The Scope of Aviation Law

State and federal laws govern the operation of aircraft and the maintenance of aviation facilities in the United States, as well as the regulation of air traffic. Subsequent to September 11, 2001, Congress created the Transportation Security Administration as part of the Department of Homeland Security, giving authority with respect to most aviation matters to the federal government. States are prohibited from regulating airline rates, routes or services of any carrier that provides interstate air travel or operates in interstate commerce.
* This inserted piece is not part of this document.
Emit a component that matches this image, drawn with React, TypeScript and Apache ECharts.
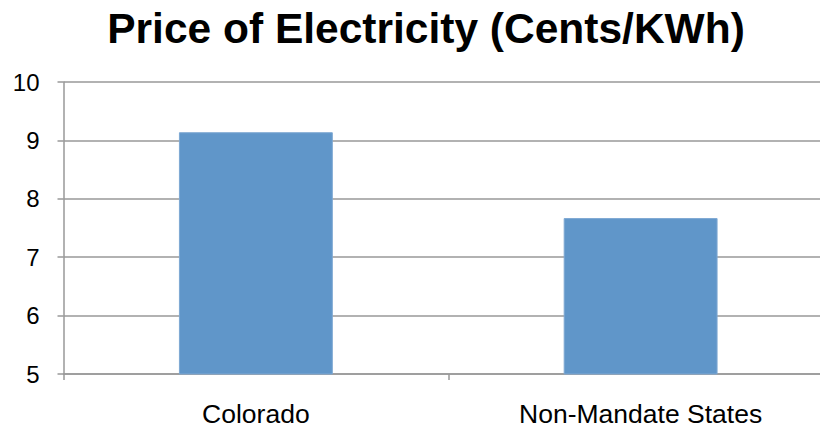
import React, { useEffect, useRef } from "react";
import * as echarts from "echarts";

const categories = ["Colorado", "Non-Mandate States"];
const prices = [9.14, 7.67];
const yTicks = [5, 10];

export default function App() {
  const ref = useRef<HTMLDivElement>(null);
  useEffect(() => {
    const chart = echarts.init(ref.current!, null, { renderer: "svg" });
    chart.setOption({
      animation: false,
      title: {
        text: "Price of Electricity (Cents/KWh)",
        left: 421,
        top: 2,
        textAlign: "center",
        textStyle: {
          fontFamily: "Liberation Sans, Arial, sans-serif",
          fontSize: 42.5,
          fontWeight: "bold",
          color: "#000",
        },
      },
      grid: { left: 63.5, right: 15, top: 82, bottom: 55, containLabel: false },
      xAxis: {
        type: "category",
        data: categories,
        axisLine: { lineStyle: { color: "#999", width: 1.5 } },
        axisTick: { show: true, length: 6, lineStyle: { color: "#999", width: 1.5 } },
        axisLabel: {
          fontFamily: "Liberation Sans, Arial, sans-serif",
          fontSize: 26.5,
          color: "#000",
          margin: 26,
        },
      },
      yAxis: {
        type: "value",
        min: yTicks[0],
        max: yTicks[1],
        interval: 1,
        axisLine: { show: true, lineStyle: { color: "#999", width: 1.5 } },
        axisTick: { show: true, length: 6, lineStyle: { color: "#999", width: 1.5 } },
        splitLine: { lineStyle: { color: "#999", width: 1.5 } },
        axisLabel: {
          fontFamily: "Liberation Sans, Arial, sans-serif",
          fontSize: 24,
          color: "#000",
          margin: 24,
        },
      },
      series: [
        {
          type: "bar",
          data: prices,
          barCategoryGap: "60%",
          itemStyle: { color: "#6096C9", borderColor: "#7EA8D3", borderWidth: 1 },
        },
      ],
    });
    return () => chart.dispose();
  }, []);
  return (
    <div style={{ width: 828, height: 429, marginLeft: -8, marginTop: -8, overflow: "hidden" }}>
      <div ref={ref} style={{ width: 848, height: 429 }} />
    </div>
  );
}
Important Federal Aviation Laws

  • The Air Commerce Act of 1926—This law provided for the certification and registration of all aircraft used in interstate or foreign commerce.
  • The Civil Aeronautics Act of 1938—This act amended the Air Commerce Act, creating the Civil Aeronautics Authority, a panel given the authority to regulate all facets of aviation in interstate commerce.
  • The Federal Aviation Act of 1958—This law created the FAA (the Federal Aviation Administration), and empowered the FAA of monitor, regulate and enforce safety in the airline industry. The act also gave the FAA the authority to control the use of American airspace by all forms of aircraft (military and civilian).
  • The Airport and Airway Development Act of 1970-This statute was enacted principally to provide an adequate source of funding for the U.S. airport and airway system.
  • The Airline Deregulation Act of 1978—This law removed most government control over fares, routes and entry into the commercial aviation market. It phased out many of the Civil Aeronautics Board’s regulatory powers, but did not affect the FAA’s power to set and enforce standards for air safety.